Harrogate Borough Council members have agreed to the sale of the town's historic Crescent Garden offices during a full council meeting last night (Wednesday).
Councillors approved the Cabinet's recommendations of a preferred bidder to purchase the site during an exempt session at the Extraordinary Meeting.
Following a failed sale of the council offices in 2015, the site was re-marketed earlier this year and attracted ten bids.
The sale of the landmark offices has attracted a wide-range of controversy with campaigners, including Harrogate's Lib Dems, calling for the building to be preserved.
However, Coun Graham Swift, cabinet member for Tourism, Economic Development and Enterprise stressed the chosen bidder would respect the building's "beautiful exterior".
He said: "All ten bids were evaluated against a set criteria, which considered not only the financial merits, but other important criteria such as the capability of the bidder and the long term benefit to the district.
"The bids which were considered included residential, commercial and community use.

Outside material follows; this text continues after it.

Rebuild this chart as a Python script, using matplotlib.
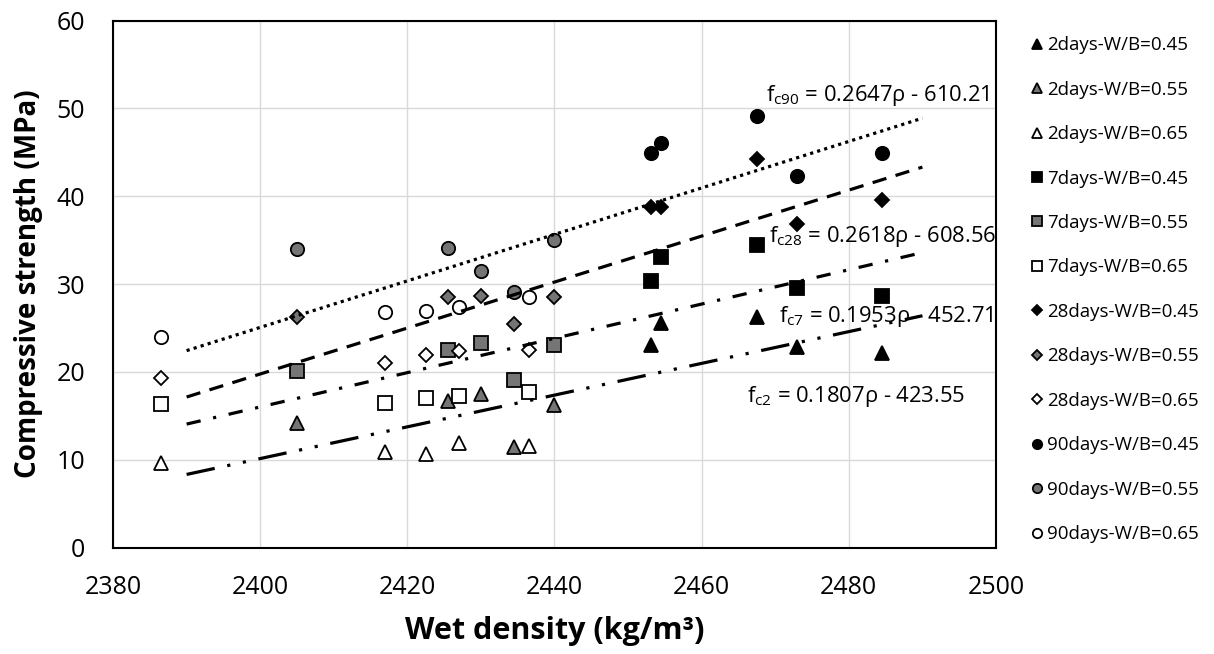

Some of the bids were solely for one use, while others were for a mixture of these uses. The recommended preferred bidder was approved by full council last night.
“We have been keen to ensure that the chosen bid preserves the beautiful exterior of the building, reflects the buildings history and recognises its contribution to the character of the town."
Coun Swift added that the chosen bidder could not be revealed at this stage due to "commercial sensitivity" but would be announced after negotiations had finished.
The sale of the Crescent Gardens site, agreed last June as it was no longer "fit for purpose" for council use, has prompted much debate in the town.
Coun Pat Marsh, leader of the Lib Dems, has led calls for the civic heart of the building to be retained, including the council chamber, mayor's parlour and the stairway.
However, in March, the council overwhelmingly rejected these proposals with the leader of the council, Coun Richard Cooper (Cons) slamming the "back of a fag packet" analysis behind it.
Last week, Coun Cooper revealed the importance of the sale of the building, claiming that it was costing £1m a year to needlessly maintain.
He said: "That money will fund things like grants, parksand swimming pools.
"Money from government is reducing. We need to make up that gap somehow or we are going to have to start scaling things back.
"The range of uses for which people have made bids are things like retail, office, housing and a mix of all for community use as well."
Work on the new £9m Knapping Mount headquarters is already underway and is expected to be completed by April 2017.
Last year, estate agents valued the building at between £2-5million.